Photo courtesy of owa Digital Library
A 1930s illustration of the stairways leading to the Old Capitol — Image courtesy of the Iowa Digital Library

Staircases can be wonders, both in our material lives and in our imaginative expressions. One of the central attractions of our own Old Capitol is the gorgeous, unique reverse-spiral staircase, its elegant swirl providing a journey into Iowa’s past. If you have any notion of the interior of the RMS Titanic, it is most likely the sweeping Grand Staircase to the first-class section of the ill-fated White Star Line ocean liner.

Staircases play iconic roles—in story and aesthetics, in beauty and horror—in many of our most beloved movies.
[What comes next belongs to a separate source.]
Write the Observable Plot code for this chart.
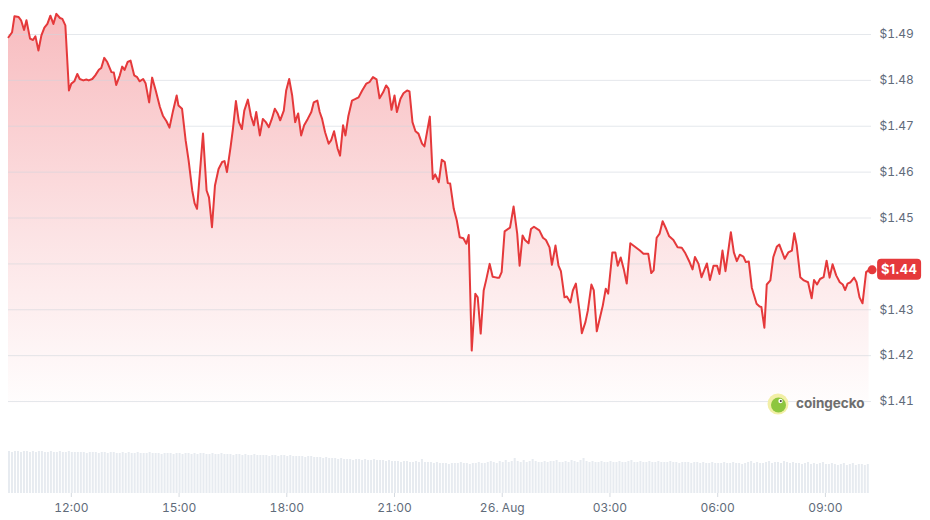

Gone With the Wind concludes with Scarlett O’Hara weeping and then rising triumphant on the Butler mansion’s magnificent staircase, vowing to go home to Tara and win Rhett back. Psycho would not be Psycho without Norman Bates running to and from the frightening wreck of a house on the hill on that perilous concrete stairway. And Laurel and Hardy’s most famous film, “The Music Box,” is all about getting that piano up that impossible stairway to the house at 1127 Walnut Avenue. Those steps (in reality at 923-925 Vendome Street in Los Angeles) remain a tourist attraction.
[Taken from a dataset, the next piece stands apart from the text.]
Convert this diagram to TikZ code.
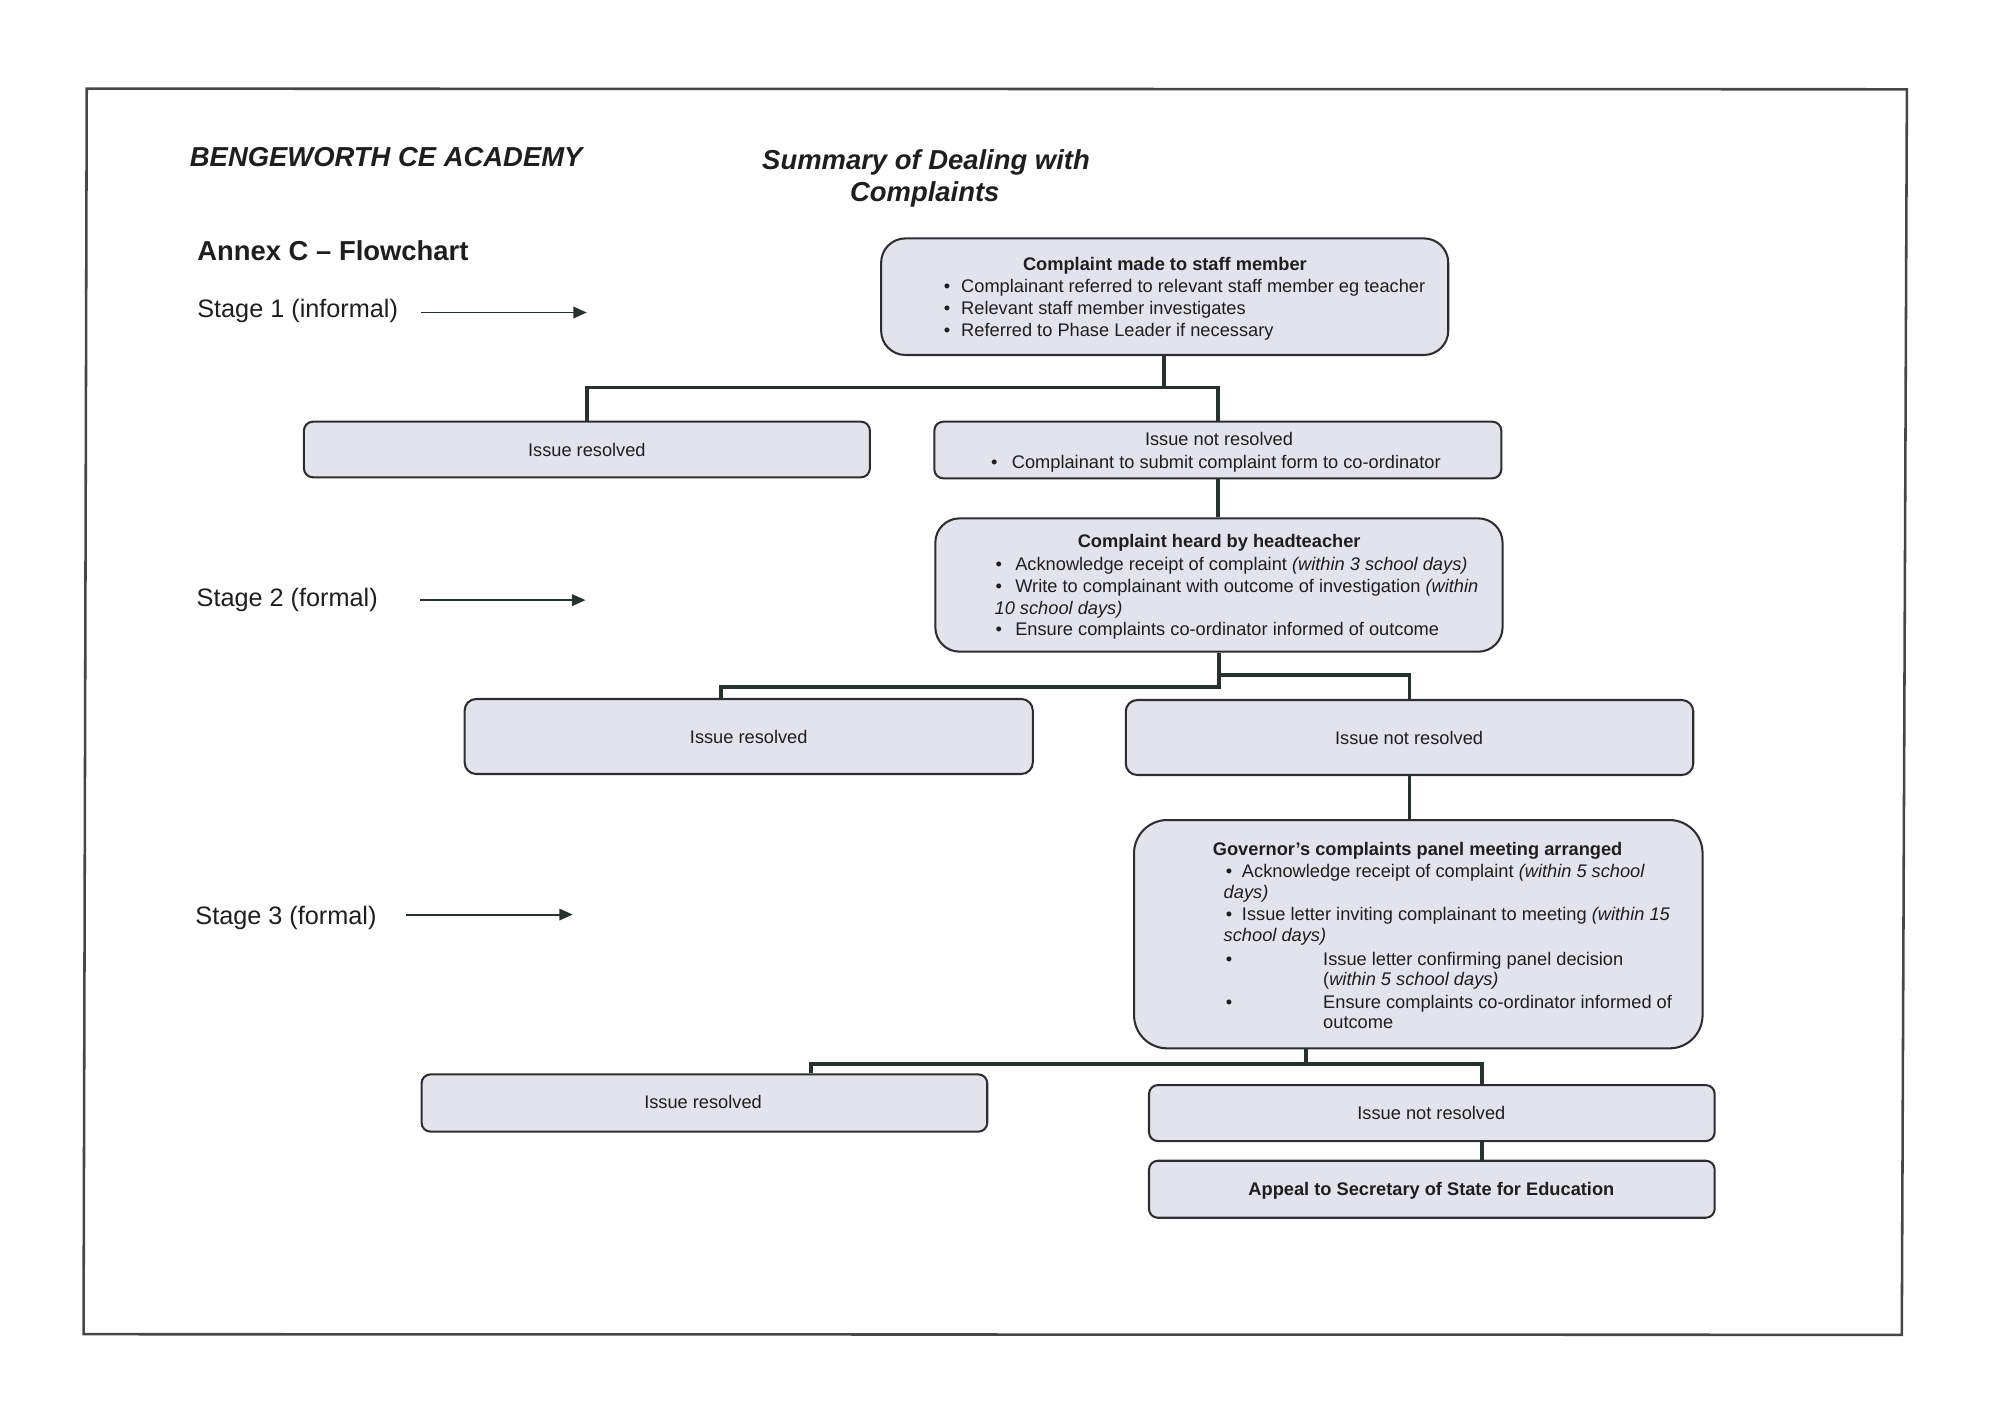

This past spring, the small concrete stairway at the southeast corner of Schaeffer Hall on the University of Iowa Pentacrest was dismantled. It was not especially especially surprising. The steps and borders were cracked and gouged, likely a result of both age and skateboards. Their replacement was a new smooth sidewalk ramp.
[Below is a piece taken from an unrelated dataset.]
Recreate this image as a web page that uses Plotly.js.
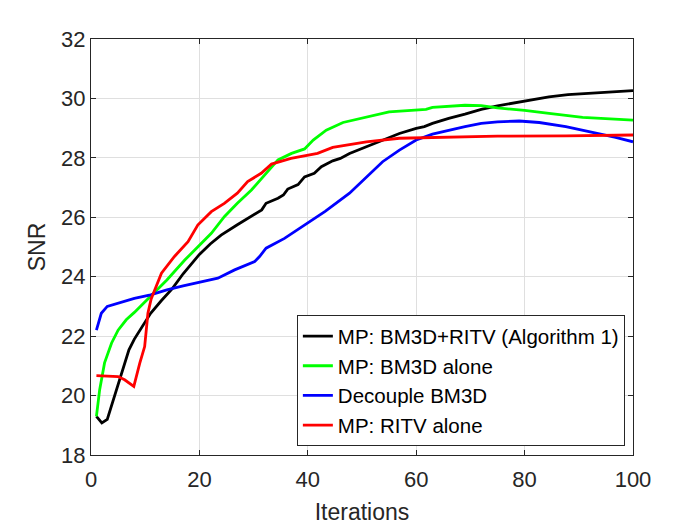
<!DOCTYPE html>
<html>
<head>
<meta charset="utf-8">
<script src="https://cdn.plot.ly/plotly-3.0.1.min.js"></script>
<style>html,body{margin:0;padding:0;background:#fff;}#chart{width:700px;height:525px;}</style>
</head>
<body>
<div id="chart"></div>
<script>
// Series names
var seriesNames = ["MP: BM3D+RITV (Algorithm 1)", "MP: BM3D alone", "Decouple BM3D", "MP: RITV alone"];

// MP: BM3D+RITV (Algorithm 1)
var xBoth = [1,2,3,4,5,6,7,8,9,10,11,13,15,17,20,22,24,27,30,31.5,32.3,34.5,35.5,36.3,38.2,39.4,41.2,42.5,44.6,46,47.7,50.8,53.8,56.9,60,61.5,63,66,69,72,75,80,84.5,88,94,100];
var yBoth = [19.3,19.08,19.2,19.8,20.42,21.0,21.54,21.9,22.2,22.5,22.77,23.2,23.6,24.1,24.75,25.1,25.4,25.75,26.1,26.25,26.47,26.64,26.75,26.95,27.1,27.36,27.48,27.7,27.9,27.98,28.15,28.37,28.6,28.82,28.99,29.05,29.16,29.33,29.47,29.63,29.75,29.92,30.05,30.13,30.2,30.26];

// MP: BM3D alone
var xBM3D = [1,1.6,2.5,3.8,5,6.5,8,11,14,17.3,19.7,22.2,24.6,27,29.6,32,34.5,37,39.4,41,43.4,46.5,50.8,55,61.8,63,69,72,75,80,84.5,90.7,100];
var yBM3D = [19.3,20.2,21.1,21.77,22.2,22.55,22.8,23.33,23.89,24.56,25.01,25.46,26.02,26.47,26.92,27.42,27.93,28.15,28.3,28.6,28.93,29.19,29.38,29.55,29.63,29.7,29.77,29.76,29.68,29.6,29.5,29.36,29.27];

// Decouple BM3D
var xDec = [1,1.9,3,5,8,11,14,17,20,23.4,26.5,30.2,31.1,32.3,35.7,39.4,43.2,47.7,50.8,53.8,56.9,60,63,66,69,72,75,79,82.7,87.6,92,96.8,100];
var yDec = [22.2,22.77,23.0,23.1,23.27,23.39,23.56,23.69,23.8,23.95,24.23,24.51,24.68,24.96,25.29,25.74,26.2,26.81,27.36,27.87,28.26,28.6,28.8,28.93,29.05,29.16,29.21,29.24,29.19,29.05,28.88,28.69,28.54];

// MP: RITV alone
var xRITV = [1,5,6.2,7.9,9,9.9,10.5,11.1,13,15.4,17.9,19.7,22.2,24.6,27,28.9,31.4,33.3,36.9,41.8,44.6,50.8,56.9,63,75,87.6,100];
var yRITV = [20.67,20.64,20.53,20.31,21.09,21.65,22.77,23.25,24.12,24.68,25.18,25.74,26.19,26.47,26.81,27.2,27.48,27.79,27.98,28.15,28.35,28.54,28.66,28.69,28.73,28.74,28.77];

// Axis ticks
var xTicks = [0,20,40,60,80,100];
var yTicks = [18,20,22,24,26,28,30,32];

var colors = ["#000000", "#00ff00", "#0000ff", "#ff0000"];
var xs = [xBoth, xBM3D, xDec, xRITV];
var ys = [yBoth, yBM3D, yDec, yRITV];

var traces = [];
for (var i = 0; i < 4; i++) {
  traces.push({
    x: xs[i], y: ys[i], type: "scatter", mode: "lines", name: seriesNames[i],
    line: {color: colors[i], width: 2.8}
  });
}

var FONT = "Liberation Sans, Arial, sans-serif";
var axisCommon = {
  showline: true, linecolor: "#262626", linewidth: 1, mirror: "ticks",
  ticks: "inside", ticklen: 5, tickcolor: "#262626",
  showgrid: true, gridcolor: "#dfdfdf", gridwidth: 1, zeroline: false,
  tickfont: {family: FONT, size: 22, color: "#262626"}
};

var layout = {
  width: 700, height: 525,
  paper_bgcolor: "#ffffff", plot_bgcolor: "#ffffff",
  margin: {l: 91, r: 67, t: 39, b: 70},
  showlegend: true,
  legend: {
    x: 0.985, xanchor: "right", y: 0.021, yanchor: "bottom",
    bgcolor: "#ffffff", bordercolor: "#262626", borderwidth: 1,
    font: {family: FONT, size: 20.5, color: "#000000"},
    tracegroupgap: 0
  },
  xaxis: Object.assign({}, axisCommon, {
    range: [0, 100], tickvals: xTicks, ticktext: xTicks.map(String),
    ticklabelstandoff: 5,
    title: {text: "Iterations", font: {family: FONT, size: 23, color: "#262626"}, standoff: 12}
  }),
  yaxis: Object.assign({}, axisCommon, {
    range: [18, 32], tickvals: yTicks, ticktext: yTicks.map(String),
    title: {text: "SNR", font: {family: FONT, size: 23, color: "#262626"}, standoff: 9}
  })
};

Plotly.newPlot("chart", traces, layout, {displayModeBar: false, staticPlot: true});
</script>
</body>
</html>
On the east side and in the middle of the Pentacrest, about halfway between the Old Capitol and Clinton Street, were two shorter concrete stairways of four or five steps each on the sidewalks that flare northwest and southwest from the Clinton Street and Iowa Avenue intersection. While not damaged, these staircases were also demolished earlier this summer.

Freshmen students tour campus oblivious to the architectural nuances that used to lay beneath their feet. Photo by Adam Burke
Freshmen tour campus while walking over the new stairless path to the Old Capitol. — Photo by Adam Burke

What we have now are, again, two gradually rising sidewalk ramps up to the sides of Schaeffer and Macbride Halls. I don’t know why the two short stairways were removed, and I certainly don’t begrudge the improved accessibility the new concrete ramps provide. Even four steps can be difficult to negotiate for someone on crutches or with creaky knees, and impossible for someone in a wheelchair. So opening up the pathways to our beautiful Pentacrest to more people is a wonderful thing.

At the same time, I regret the loss of these small architectural details of our Pentacrest past. Stairways offer not only a practical means of rising to a new level, but they help create that new level. A multi-tiered landscape creates visual interest and aesthetic pleasure. A ramp erases the layering that stairs craft.

These stairs also contributed, in a small yet noticeable way, to the historicity of the Pentacrest. These are the grounds of our first state capitol and our first state university. They deserve a sense of ceremonial dignity. Granted, there is plenty—and more dramatic—splendor remaining among the neoclassical edifices. The imposing, massive stone steps and columns of the Old Capitol and of Schaeffer and Macbride Halls still declaim these structures’ stateliness and gravitas. The Old Capitol’s West Portico still makes the approach to the west side of the building a small pilgrimage through a short maze of broad stone steps and timeless granite railings and walls.

But the now-absent more modest staircases were heralds of these resplendent pinnacles of the Pentacrest’s monuments. By echoing the grand stairways in miniature, they prepared us for the splendor to come. They were intermediate stations that marked the procession toward our community’s temples. They were the overture to the opera, the Preface to Whitman’s Leaves of Grass, the wardrobe to Narnia.

As time wears on, few will notice the absence of these small flights of stairs on the Pentacrest walkways, and, as I said, many will enjoy the unobstructed passage. But losing such small details chips away at the historic nature of the center of our community landscape. It dims, even if just slightly, the aesthetic integrity of a place where tradition and beauty matter.

When it comes to stairs, Thomas Dean, my dear, does give a damn.